Designed to please fans of Soldier of Orange and Showgirls (and perhaps to apologize for their transgressions), Paul Verhoeven’s Black Book may end up disappointing everyone. Based on true events but not a true story (at least according to a sly Verhoeven), the film imagines Nomi Malone’s vagina dentata laying waste to the Nazis. This is an enticing proposition, except this voluptuously directed epic crumbles beneath the weight of its well-oiled but mechanical plot. Clarice van Houten is Rachel, a pretty young Jewish girl whose hideout in the Netherlands is bombed while she sunbathes on a nearby wharf. With the help of a man who claims to be part of the resistance, she goes deeper into hiding only to see her entire family (and boyfriend) shot down by the SS. From there it’s one impossible close call after another, a two-hour-plus thrill ride that has Rachel joining forces with the resistance, changing her name to Ellis and dying her hair (and pubes) in order to spy on the Nazis, and falling in love with a high-ranking SS officer. Staked to the rafters with double-crossings and red herrings (no stamp collection or chocolate bar will be without purpose), Black Book does not starve for intrigue, but its thrust can be exhausting. Because Verhoeven allows for little feeling between his tightly-wound set pieces, asking us to marvel at the film’s machinations as we might a cute boy or girl thrusting up against a pinball machine (which is to say with great physical desirability but a discernable lack of emotional attachment), the characters do not scan beyond archetypes. (From the periphery of Ellis’s adventures, we catch flip cartoon glimpses of characters suffering through personal crisis, as in the young Catholic man who goes berserk after he kills a man for cursing.) Verhoeven is interested in the idea of Ellis’s sexual agency as a weapon of mass destruction but doesn’t care to clarify where the woman’s natural feminine wile ends and where her artificial Mata Hariness begins.

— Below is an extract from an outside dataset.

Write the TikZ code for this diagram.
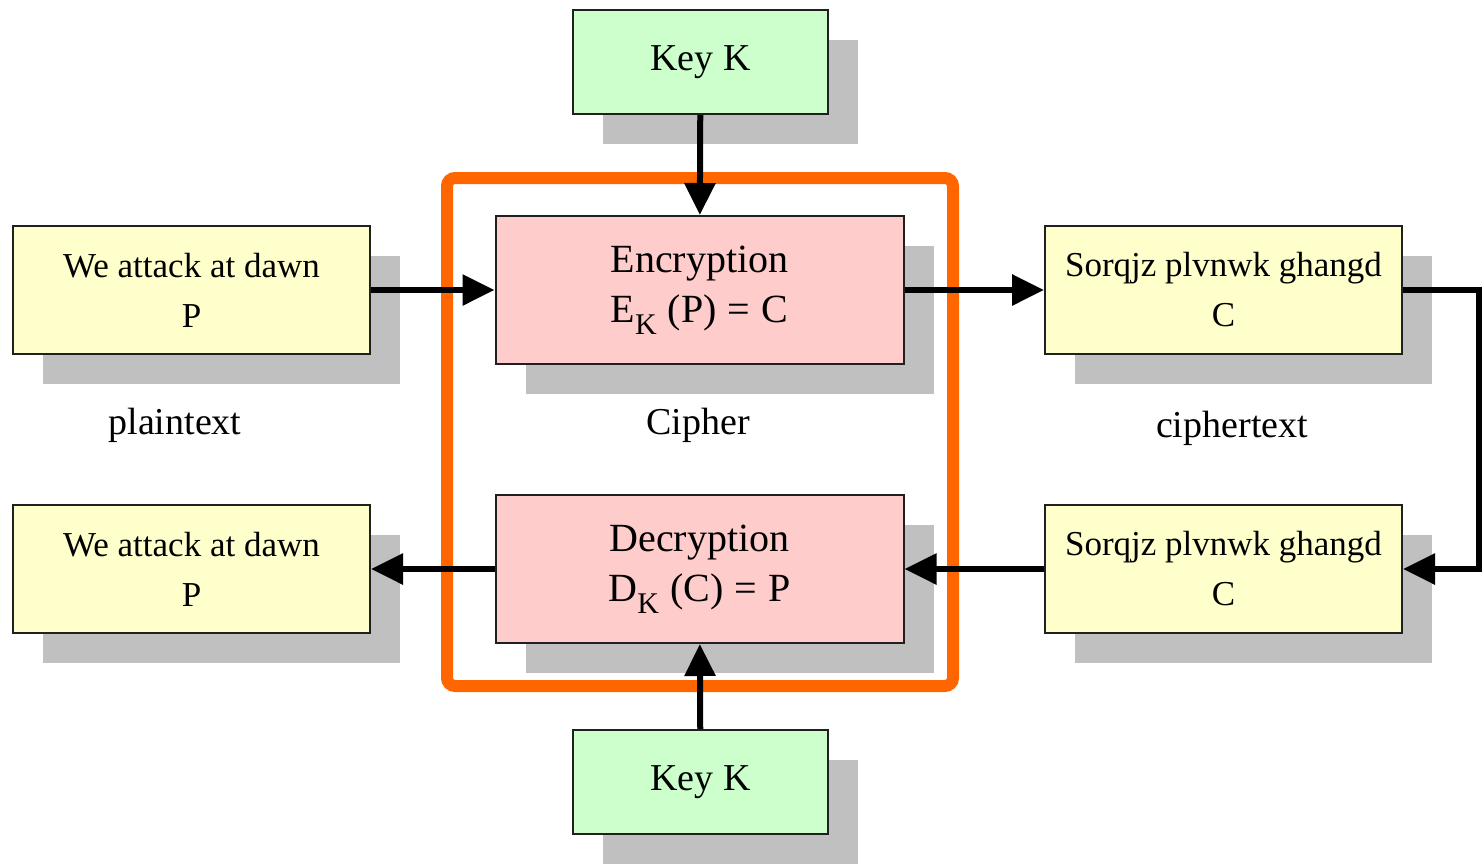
\documentclass[tikz,border=0pt]{standalone}
\usepackage{fontspec}
\setmainfont{Liberation Serif}
\usetikzlibrary{arrows.meta,shadows}
\definecolor{keygreen}{HTML}{CCFFCC}
\definecolor{cipherpink}{HTML}{FFCCCC}
\definecolor{textyellow}{HTML}{FFFFCC}
\definecolor{shgray}{HTML}{C0C0C0}
\definecolor{frameorange}{HTML}{FF6600}
\definecolor{edgegray}{HTML}{202020}
\tikzset{
  box/.style={draw=edgegray, line width=2pt, align=center, inner sep=0pt,
    drop shadow={shadow xshift=30pt, shadow yshift=-30pt, fill=shgray, opacity=1}},
  keybox/.style={box, fill=keygreen, minimum width=255pt, minimum height=104pt,
    font=\fontsize{38}{50}\selectfont},
  msgbox/.style={box, fill=textyellow, minimum width=357pt, minimum height=128pt,
    font=\fontsize{35}{50}\selectfont},
  cipherbox/.style={box, fill=cipherpink, minimum width=408pt, minimum height=148pt,
    font=\fontsize{40}{50}\selectfont},
  caption/.style={font=\fontsize{38}{44}\selectfont, inner sep=0pt},
  conn/.style={line width=6pt, black, -{Triangle[length=32pt,width=30pt]}},
}
\newcommand{\subK}{\raisebox{-0.3em}{\fontsize{30}{30}\selectfont K}}
\begin{document}
\begin{tikzpicture}[x=1pt,y=-1pt]
\useasboundingbox (0,0) rectangle (1484,863);
% cipher frame
\draw[frameorange, line width=12pt, rounded corners=8pt] (447,178) rectangle (953,686);
% nodes
\node[keybox] (keyT) at (700.5,62) {Key K};
\node[msgbox] (pt1) at (191.5,290) {We attack at dawn\\P};
\node[cipherbox] (enc) at (699.5,290) {Encryption\\E\subK\;(P)\;=\;C};
\node[msgbox] (ct1) at (1223.5,290) {Sorqjz plvnwk ghangd\\C};
\node[msgbox] (pt2) at (191.5,569) {We attack at dawn\\P};
\node[cipherbox] (dec) at (699.5,569) {Decryption\\D\subK\;(C)\;=\;P};
\node[msgbox] (ct2) at (1223.5,569) {Sorqjz plvnwk ghangd\\C};
\node[keybox] (keyB) at (700.5,782) {Key K};
% captions
\node[caption] (lp) at (175,425) {plaintext};
\node[caption] (lc) at (698,425) {Cipher};
\node[caption] (lct) at (1232,428) {ciphertext};
% connectors
\draw[conn] (keyT) -- (enc);
\draw[conn] (pt1.east) -- (enc.west);
\draw[conn] (enc.east) -- (ct1.west);
\coordinate (loop) at (1479,290);
\draw[conn] (ct1.east) -- (loop) |- (ct2.east);
\draw[conn] (ct2.west) -- (dec.east);
\draw[conn] (dec.west) -- (pt2.east);
\draw[conn] (keyB) -- (dec);
\end{tikzpicture}
\end{document}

And though there is always a sense that Ellis is exercising her leverage as a woman on her own terms, it’s still a confounding road from the moment she hitches up her skirt to tease a cat-calling group of soldiers and the humiliating spectacle of a cauldron of shit being dumped on her naked body. In the end, she is not unlike the film itself—a creature of fierce action but vague instincts.
Image/Sound
Color saturation is bold, skin tones are accurate, and shadow delineation inspires awe-in short, an image that is as voluptuous as Carice van Houten’s performance. The audio is immersive, with great dynamic range and active surrounds.
Extras
After curiously rattling off a list of some of his films, Paul Verhoeven settles for explaining whatever is happening on the screen at any given time. Stick with it and you’ll be rewarded-by the director’s pronunciation of “vagina” and “balls” and remembrances from his youth. During an early kitchen-set sequence, Verhoeven recalls the awful watery soup he had to drink during war, made of sugar beets or tulips; later he remembers the rapture of dancing around a sausage when he was seven, though it remains unclear if it was a single sausage link or an entire cartoon-like chain of them. Rounding out the disc is a standard making-of featurette and a bunch of previews.
Overall
Finally, a Verhoeven film your mother and father can rally behind. Compromised, yes, but still a necessary experience for anyone who’s been starving for a new film from the director since 2000’s Hollow Man.